Rules of thumb that apply to all account sizes:

  • Never risk more than 2% of your account on a single trade (position size x stop loss percentage).
  • Never lose more than 5% of your account in a single day (daily loss limit).
  • Total open exposure should not exceed 100% of account value unless you fully understand margin risk.
  • Start with the conservative preset and tighten only after 4+ weeks of profitable paper trading.
  • When in doubt, make positions smaller. You can always increase later.

Frequently Asked Questions

Can I disable risk controls?

Technically, you can set very permissive values (e.g., daily_loss_limit: 999999), but you cannot fully disable the risk engine. This is intentional. The risk controls exist to protect your capital, and removing them entirely would be reckless. If you find the defaults too restrictive, adjust individual parameters incrementally rather than disabling layers.

What happens if IBKR disconnects while positions are open?
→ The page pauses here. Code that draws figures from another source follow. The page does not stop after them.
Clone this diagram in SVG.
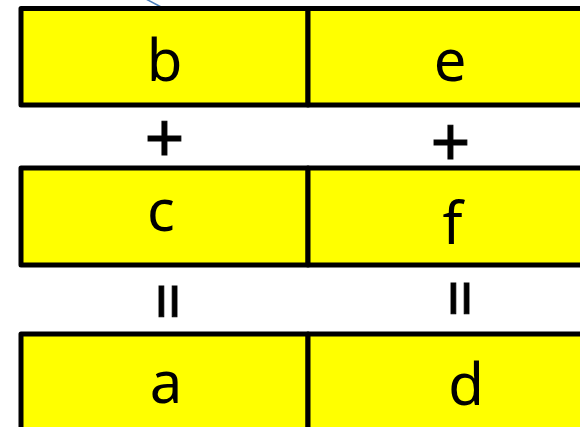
<svg xmlns="http://www.w3.org/2000/svg" width="580" height="427" viewBox="0 0 580 427">
<style>
.cell{fill:#ffff00;stroke:#000;stroke-width:5;stroke-linejoin:round}
.lbl{font-family:"Noto Sans","Open Sans",sans-serif;fill:#000;text-anchor:middle;font-size:58px}
.op{font-family:"Noto Sans","Open Sans",sans-serif;fill:#000;stroke:#000;stroke-width:0.9;text-anchor:middle}
</style>
<rect width="580" height="427" fill="#fff"/>
<g id="connectors">
<line x1="144" y1="-2" x2="164" y2="8.5" stroke="#4a7ebb" stroke-width="1.5"/>
</g>
<g id="node-b"><rect class="cell" x="21" y="8.5" width="287" height="96.5"/><text class="lbl" x="164.5" y="81">b</text></g>
<g id="node-e"><rect class="cell" x="308" y="8.5" width="284" height="96.5"/><text class="lbl" x="450" y="81">e</text></g>
<g id="node-c"><rect class="cell" x="21" y="168" width="287" height="97"/><text class="lbl" x="161" y="231">c</text></g>
<g id="node-f"><rect class="cell" x="308" y="168" width="284" height="97"/><text class="lbl" x="452.5" y="244">f</text></g>
<g id="node-a"><rect class="cell" x="21" y="334" width="287" height="110"/><text class="lbl" x="166" y="403">a</text></g>
<g id="node-d"><rect class="cell" x="308" y="334" width="284" height="110"/><text class="lbl" x="466" y="405">d</text></g>
<g id="operators">
<text class="op" x="164.5" y="163" font-size="70">+</text>
<text class="op" x="450.5" y="167" font-size="70">+</text>
<text class="op" transform="translate(167.2 301.3) rotate(90)" y="23.5" font-size="67">=</text>
<text class="op" transform="translate(459 298.5) rotate(90)" y="23.5" font-size="67">=</text>
</g>
</svg>
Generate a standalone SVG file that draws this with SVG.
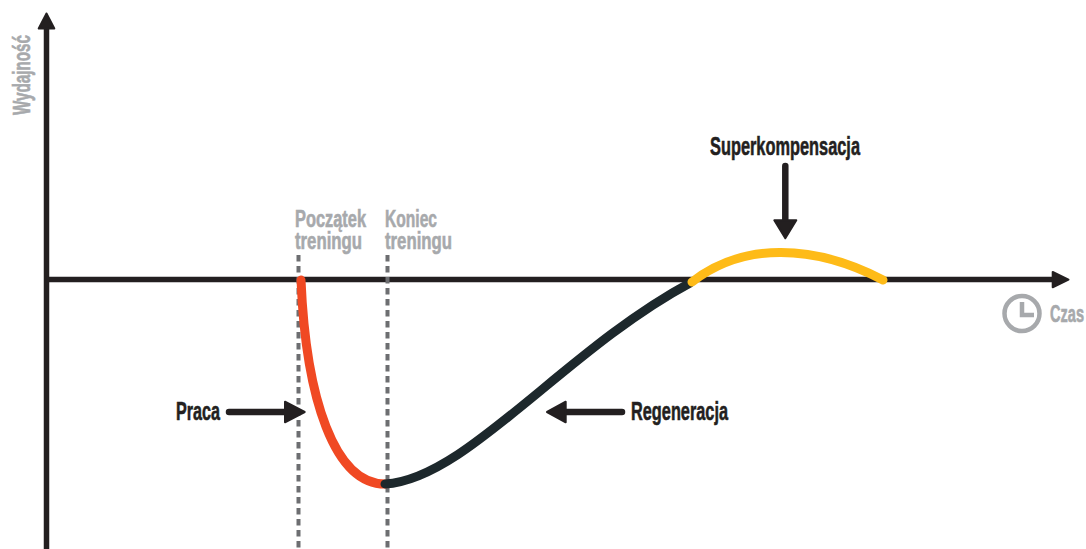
<svg xmlns="http://www.w3.org/2000/svg" width="1086" height="549" viewBox="0 0 1086 549">
<style>
text{font-family:"Liberation Sans Narrow","Liberation Sans",Arial,sans-serif;font-weight:700;stroke-width:.6}
.d{fill:#231f20;stroke:#231f20;font-size:26px}
.g{fill:#a7a9ac;stroke:#a7a9ac;font-size:23.500px}
.dash{fill:none;stroke:#6d6e71;stroke-width:4;stroke-dasharray:6.500 4.500}
.ax{fill:none;stroke:#231f20;stroke-width:5.500}
.hd{fill:#231f20;stroke:#231f20;stroke-width:2;stroke-linejoin:round}
.lead{fill:none;stroke:#231f20;stroke-width:6.500;stroke-linecap:round}
.cv{fill:none;stroke-width:9;stroke-linecap:round}
</style>
<rect width="1086" height="549" fill="#fff"/>
<g id="connectors">
<path class="ax" d="M46.500 549V28"/><path class="hd" d="M46.500 13.500L38.700 28.500H54.300Z"/>
<path class="ax" d="M46.500 279.500H1054"/><path class="hd" d="M1068.500 279.600L1052.700 272V287.300Z"/>
<path class="dash" d="M298.500 255V549"/><path class="dash" d="M387.500 255V549"/>
</g>
<g id="curve-work"><path class="cv" stroke="#f04923" d="M301 280C306 400 335 484 385 484"/></g>
<g id="curve-recovery"><path class="cv" stroke="#1d282c" d="M385 484C465 480 565 350 690 283"/></g>
<g id="curve-super"><path class="cv" stroke="#febb18" d="M692 282C742 243 812 243 883 280"/></g>
<g id="y-label"><text class="g" transform="translate(30 115) rotate(-90)" textLength="80" lengthAdjust="spacingAndGlyphs">Wydajność</text></g>
<g id="start"><text class="g" x="295" y="227" textLength="71" lengthAdjust="spacingAndGlyphs">Początek</text><text class="g" x="295" y="249" textLength="67" lengthAdjust="spacingAndGlyphs">treningu</text></g>
<g id="end"><text class="g" x="385" y="227" textLength="52" lengthAdjust="spacingAndGlyphs">Koniec</text><text class="g" x="385" y="249" textLength="67" lengthAdjust="spacingAndGlyphs">treningu</text></g>
<g id="superkompensacja"><text class="d" x="710" y="154.500" textLength="150" lengthAdjust="spacingAndGlyphs">Superkompensacja</text>
<path class="lead" d="M785.300 166V222"/><path class="hd" d="M785.300 238.300L774.300 220.300H796.300Z"/></g>
<g id="praca"><text class="d" x="176" y="419.500" textLength="44" lengthAdjust="spacingAndGlyphs">Praca</text>
<path class="lead" d="M229 412H290"/><path class="hd" d="M304.700 412L285 401.700V422.300Z"/></g>
<g id="regeneracja"><text class="d" x="631" y="419.500" textLength="97" lengthAdjust="spacingAndGlyphs">Regeneracja</text>
<path class="lead" d="M622 412H562"/><path class="hd" d="M547 412L565.700 401.700V422.300Z"/></g>
<g id="time"><circle cx="1022" cy="313.500" r="17.500" fill="none" stroke="#a7a9ac" stroke-width="4.500"/><path d="M1022 302V315H1034" fill="none" stroke="#a7a9ac" stroke-width="4.500"/>
<text class="g" x="1050" y="322" textLength="34" lengthAdjust="spacingAndGlyphs">Czas</text></g>
</svg>
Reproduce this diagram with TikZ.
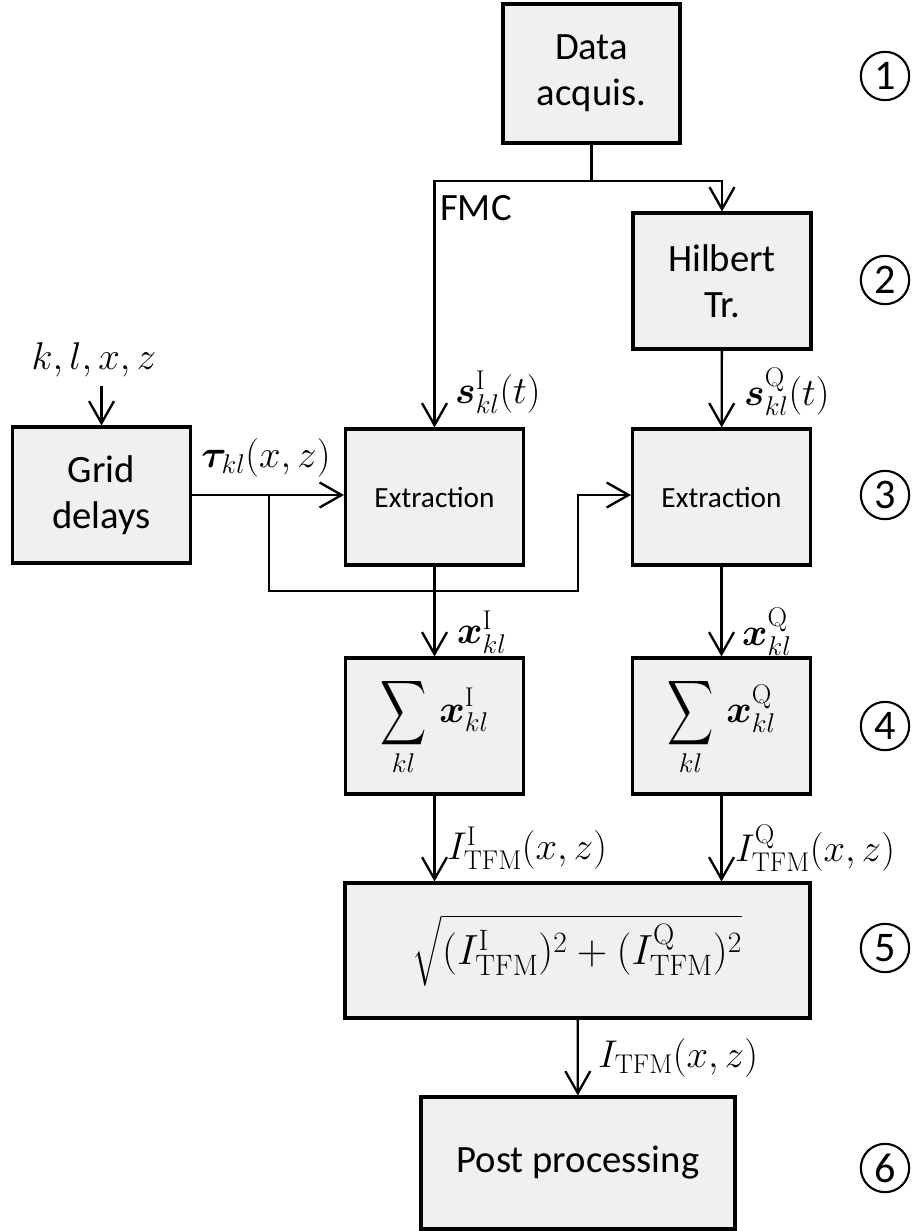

Stop losses and take profits are submitted as orders to IBKR when positions are opened. These orders live on IBKR's servers, not on your machine. If your internet drops or the bot crashes, the stop loss and take profit orders remain active at IBKR and will execute normally. When the bot reconnects, it syncs with the current account state and resumes operation.

Does the Kelly Criterion work with all asset classes?

Yes. The Kelly formula uses signal confidence and your risk/reward ratio, both of which are independent of asset class. Whether the trade is in AAPL stock, EUR/USD forex, or BTC-USD crypto, the math is the same. The ML ensemble produces a confidence score for every signal regardless of instrument type, and Kelly uses that score to size the position.

How do I know if my risk settings are too aggressive?

Three warning signs: (1) the daily loss cap triggers more than once per week during paper testing, (2) the circuit breaker activates multiple times per week, (3) max drawdown exceeds 10% of account value. If any of these occur, reduce max_position_size, tighten stop_loss_pct, or lower daily_loss_limit. See the paper trading guide for evaluation criteria.

Can I set different risk parameters for different asset classes?

Yes. slmaj supports per-asset-class risk overrides in the config file. For example, you might use tighter stops on crypto (which is more volatile) and wider stops on forex (which moves in smaller increments). The global risk settings serve as defaults, and per-asset settings override them. See the features page for more on multi-asset configuration.